Worse than that, and lest we forget, Jaws begat a series of sequels, each one less credible and more scary than before. The only thing these sequels brought was one of the greatest quotes in movie history. Stop me if you’ve heard this before, but Michael Caine was asked about Jaws 4, in which he starred. “I haven’t seen it”, he said, “I’ve heard its terrible. But I’ve seen the house that it bought for me, and that’s great”.

Whatever. The fact that Jaws can lay itself open to all these various interpretations means that there must be something in there, at least for the first film.

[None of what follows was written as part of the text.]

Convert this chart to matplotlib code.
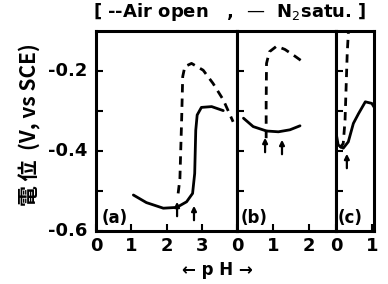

And although, I found the second half was occasionally dull, the set-up was great, and was wilfully stolen from by the great anti-capitalist film, the John-Sayles scripted Piranha.

I’d like to write more about the right wing libertarians tropes (cops hindered by careerist politicians, individuals breaking all the rules, mistrust of beardy scientists who have never got their hands dirty), but let’s leave it there for the time being. Let’s just say that, yes, it was worth finally watching. I’m still not fully convinced by Spielberg, though.